World Wildlife Fund Sustainability Works

piles of soybeans

When Accounting Tricks Undermine Sustainability Claims

  • Date: 04 June 2025
  • Author: Emily Moberg, Senior Director, Scope 3 Carbon Measurement and Mitigation, WWF

In an era where companies are scrambling to market their products as “sustainable,” accounting techniques sometimes override environmental impacts. Take, for example, “mass balance” accounting, which often lacks a link between the claim and the outcome.

Mass balance is an accounting method for certified products that allows for mixing conventional and sustainable materials. Under mass balance, an equivalent mass of product — regardless of whether it contains the certified product or ingredient — can be sold as sustainable as long as it does not exceed the total amount of certified product.

For example, a crop like soy might be grown with an improved practice like cover cropping. A mill might purchase 2 tons of soy from this certified farm. Under mass balance, that mill is allowed to mix the certified soy with conventional soy and sell up to 2 tons of the resulting mix as certified, even if any individual sold bushel might contain no certified soy. In this case, the claim is connected to the improved outcome because the certification induced the farm to start cover cropping.

This is seen as an efficient way to allow new, potentially expensive certifications to cover the cost of these new activities without needing to segregate the supply chain.

However, mass balance is ineffective and misleading when trying to avoid other destructive practices. Deforestation- and conversion-free agricultural production is a perfect example of the latter case, where mass balance is an inappropriate tool.

A mass balance approach rewards a small subset of producers who are already undertaking the “good” practices, meaning they have not recently cleared habitats for cropland. However, this reward is sometimes given to farmers who either had no habitat on their land to clear or who had no intention of clearing it. But it provides no mechanism to incentivize farmers who already cleared land to restore it. Without knowing whether a particular farmer is thinking of clearing his land, the method relies on luck to find a farmer who is considering clearing land and incentivizing him not to do so.

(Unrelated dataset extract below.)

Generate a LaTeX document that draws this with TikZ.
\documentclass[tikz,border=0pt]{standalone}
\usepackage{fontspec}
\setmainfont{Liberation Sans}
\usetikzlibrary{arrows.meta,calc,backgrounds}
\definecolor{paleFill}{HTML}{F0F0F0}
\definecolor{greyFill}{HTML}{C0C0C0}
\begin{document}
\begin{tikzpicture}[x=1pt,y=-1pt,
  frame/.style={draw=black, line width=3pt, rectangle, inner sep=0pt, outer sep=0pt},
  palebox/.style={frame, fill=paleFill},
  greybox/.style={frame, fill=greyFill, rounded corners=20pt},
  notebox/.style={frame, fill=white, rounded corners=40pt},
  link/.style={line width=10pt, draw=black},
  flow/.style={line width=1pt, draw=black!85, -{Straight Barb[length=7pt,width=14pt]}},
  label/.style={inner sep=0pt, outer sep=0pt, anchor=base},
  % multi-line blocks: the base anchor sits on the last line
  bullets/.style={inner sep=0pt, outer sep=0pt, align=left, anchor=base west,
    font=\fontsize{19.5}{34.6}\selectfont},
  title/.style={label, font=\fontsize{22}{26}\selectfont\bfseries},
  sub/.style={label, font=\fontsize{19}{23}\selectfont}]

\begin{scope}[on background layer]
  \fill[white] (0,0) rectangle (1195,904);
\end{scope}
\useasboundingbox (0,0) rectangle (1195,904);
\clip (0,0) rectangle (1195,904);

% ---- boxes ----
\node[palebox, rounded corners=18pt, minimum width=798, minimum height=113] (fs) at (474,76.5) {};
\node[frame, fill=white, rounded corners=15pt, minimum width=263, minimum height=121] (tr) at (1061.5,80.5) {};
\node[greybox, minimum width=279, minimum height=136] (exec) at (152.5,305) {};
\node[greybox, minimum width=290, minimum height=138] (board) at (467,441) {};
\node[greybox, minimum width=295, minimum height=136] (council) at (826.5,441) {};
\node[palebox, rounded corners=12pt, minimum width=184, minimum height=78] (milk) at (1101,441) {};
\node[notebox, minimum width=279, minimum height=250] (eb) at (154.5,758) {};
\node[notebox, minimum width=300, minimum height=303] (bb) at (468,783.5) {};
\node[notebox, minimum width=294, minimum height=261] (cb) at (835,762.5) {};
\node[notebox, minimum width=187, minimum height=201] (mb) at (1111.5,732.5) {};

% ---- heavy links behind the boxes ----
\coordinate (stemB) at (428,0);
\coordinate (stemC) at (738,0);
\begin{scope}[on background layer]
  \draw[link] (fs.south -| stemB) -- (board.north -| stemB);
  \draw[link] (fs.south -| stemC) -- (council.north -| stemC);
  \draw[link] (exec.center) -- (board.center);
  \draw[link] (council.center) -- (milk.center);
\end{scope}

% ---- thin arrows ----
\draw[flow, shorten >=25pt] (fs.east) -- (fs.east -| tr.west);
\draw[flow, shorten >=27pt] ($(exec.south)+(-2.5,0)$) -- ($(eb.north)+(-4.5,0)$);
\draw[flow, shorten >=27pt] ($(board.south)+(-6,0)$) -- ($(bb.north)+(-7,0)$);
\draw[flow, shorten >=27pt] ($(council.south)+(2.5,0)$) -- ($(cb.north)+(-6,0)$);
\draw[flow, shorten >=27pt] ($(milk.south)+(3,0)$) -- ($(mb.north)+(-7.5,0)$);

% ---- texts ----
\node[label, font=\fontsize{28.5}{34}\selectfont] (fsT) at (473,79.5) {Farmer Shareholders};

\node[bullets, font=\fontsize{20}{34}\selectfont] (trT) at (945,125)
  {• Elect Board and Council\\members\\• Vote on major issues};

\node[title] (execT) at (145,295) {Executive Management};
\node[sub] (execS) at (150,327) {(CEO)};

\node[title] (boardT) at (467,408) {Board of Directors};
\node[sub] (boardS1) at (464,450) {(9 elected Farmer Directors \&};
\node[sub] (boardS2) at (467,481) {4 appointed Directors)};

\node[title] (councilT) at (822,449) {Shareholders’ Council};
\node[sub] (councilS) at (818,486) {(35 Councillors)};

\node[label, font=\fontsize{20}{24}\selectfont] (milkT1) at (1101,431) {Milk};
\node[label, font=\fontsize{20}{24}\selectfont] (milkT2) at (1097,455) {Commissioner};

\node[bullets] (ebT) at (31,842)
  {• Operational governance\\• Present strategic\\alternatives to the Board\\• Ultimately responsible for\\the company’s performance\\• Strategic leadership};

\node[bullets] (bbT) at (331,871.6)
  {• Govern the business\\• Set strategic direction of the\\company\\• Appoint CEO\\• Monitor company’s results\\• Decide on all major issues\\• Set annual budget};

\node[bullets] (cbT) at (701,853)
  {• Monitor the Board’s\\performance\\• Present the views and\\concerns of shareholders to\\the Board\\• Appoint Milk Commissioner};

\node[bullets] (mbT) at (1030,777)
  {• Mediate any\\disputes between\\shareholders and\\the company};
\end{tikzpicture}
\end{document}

If products from deforestation- and conversion-free farms are mixed with products from recently deforested land without any control in the first point of aggregation of that commodity, a DCF claim is misleading, because farmers haven’t been discouraged from clearing native vegetation.

In other words, mass balance trades the “good” behavior of a farmer who did not cut down any trees (even if he did not, perhaps, have any trees to cut down!) for the “bad” behavior of a farmer who did, without any mechanism to discourage the latter. In this scenario, buyers are paying a premium and marketing a deforestation- and conversion-free (DCF) product even if the state of the world is not improving. (Nor is the buyer’s actual product deforestation-free.) 

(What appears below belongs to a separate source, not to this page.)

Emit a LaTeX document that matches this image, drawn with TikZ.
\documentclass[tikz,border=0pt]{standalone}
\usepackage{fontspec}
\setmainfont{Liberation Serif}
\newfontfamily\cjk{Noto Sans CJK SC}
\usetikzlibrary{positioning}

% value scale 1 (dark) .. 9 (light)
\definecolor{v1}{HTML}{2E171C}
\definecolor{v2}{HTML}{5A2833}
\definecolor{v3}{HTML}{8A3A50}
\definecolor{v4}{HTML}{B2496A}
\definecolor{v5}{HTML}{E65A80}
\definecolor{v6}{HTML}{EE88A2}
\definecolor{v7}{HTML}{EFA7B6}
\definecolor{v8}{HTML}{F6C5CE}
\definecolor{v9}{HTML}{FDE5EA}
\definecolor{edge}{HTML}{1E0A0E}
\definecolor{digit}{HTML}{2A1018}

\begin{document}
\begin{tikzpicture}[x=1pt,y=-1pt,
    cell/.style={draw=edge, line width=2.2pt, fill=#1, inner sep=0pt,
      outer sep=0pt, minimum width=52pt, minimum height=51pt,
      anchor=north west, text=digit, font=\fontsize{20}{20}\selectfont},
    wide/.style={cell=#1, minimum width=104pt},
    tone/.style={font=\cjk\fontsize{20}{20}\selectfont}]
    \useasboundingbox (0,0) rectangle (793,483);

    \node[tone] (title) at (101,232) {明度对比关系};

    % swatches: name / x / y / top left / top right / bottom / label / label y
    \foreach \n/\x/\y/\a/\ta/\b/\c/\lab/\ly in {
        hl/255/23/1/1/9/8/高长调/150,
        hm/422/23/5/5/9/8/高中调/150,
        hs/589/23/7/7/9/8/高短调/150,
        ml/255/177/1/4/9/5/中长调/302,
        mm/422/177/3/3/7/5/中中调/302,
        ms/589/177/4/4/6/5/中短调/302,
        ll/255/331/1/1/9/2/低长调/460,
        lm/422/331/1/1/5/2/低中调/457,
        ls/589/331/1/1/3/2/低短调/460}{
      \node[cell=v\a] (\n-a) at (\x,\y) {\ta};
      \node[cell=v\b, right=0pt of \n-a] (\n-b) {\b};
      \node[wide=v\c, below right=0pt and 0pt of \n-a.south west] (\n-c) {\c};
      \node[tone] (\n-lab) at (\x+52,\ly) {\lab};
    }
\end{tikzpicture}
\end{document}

Consider another example: Currently in Brazil, over 92% of soy produced is already grown on land that is deforestation- and conversion-free since 2020 — the commonly agreed deadline to stop sourcing from destroyed habitats¹. But while "only" about 2% of the soy grown each year is implicated in ongoing conversion², because of the huge soy acreage in Brazil, this area is bigger than the US state of Delaware; this ongoing loss of habitat is one of the leading drivers of climate change and biodiversity loss. Using mass balance, if buyers certified a random 10% of Brazilian soy as DCF (which would be a huge investment and feat!) and, in the best case scenario, the certification was sufficient to stop those farms that were considering converting habitat from doing so, we’d still expect 1.8% of total soy to drive ongoing and devastating habitat loss — not a big decrease from 2%.

Instead, we need to halt habitat loss by creating market barriers to products coming from these recently cleared habitats and incentivize that destructive 2% to move production to abandoned agricultural land if they must expand.

So, all in all, if products from deforestation- and conversion-free farms are mixed with products from recently deforested land without any control in the first point of aggregation of that commodity, a DCF claim is misleading, because farmers haven’t been discouraged from clearing native vegetation.

On the other hand, if these first aggregators of commodities implement robust origin-control mechanisms and block products coming from recently converted lands, they send a signal to the market to dissuade farmers from clearing habitats. Finally, they are delivering products to the market that are really deforestation- and conversion-free, not mixed with products contaminated by the direct destruction of our beautiful planet. Reducing deforestation and conversion is the ultimate goal, and half-measures won't get us there. Urgent action toward concerted accountability and traceability is the only path forward.


[1] https://accountability-framework.org/news-events/news/afi-updates-its-operational-guidance-on-cutoff-dates/

[2] Based on MapBiomas data for soy acreage, forest, savannah and other ecosystem extent using a modified PAS-2050-1 methodology for attributing habitat loss to commodities using a 5 year (instead of 20 year) look-back.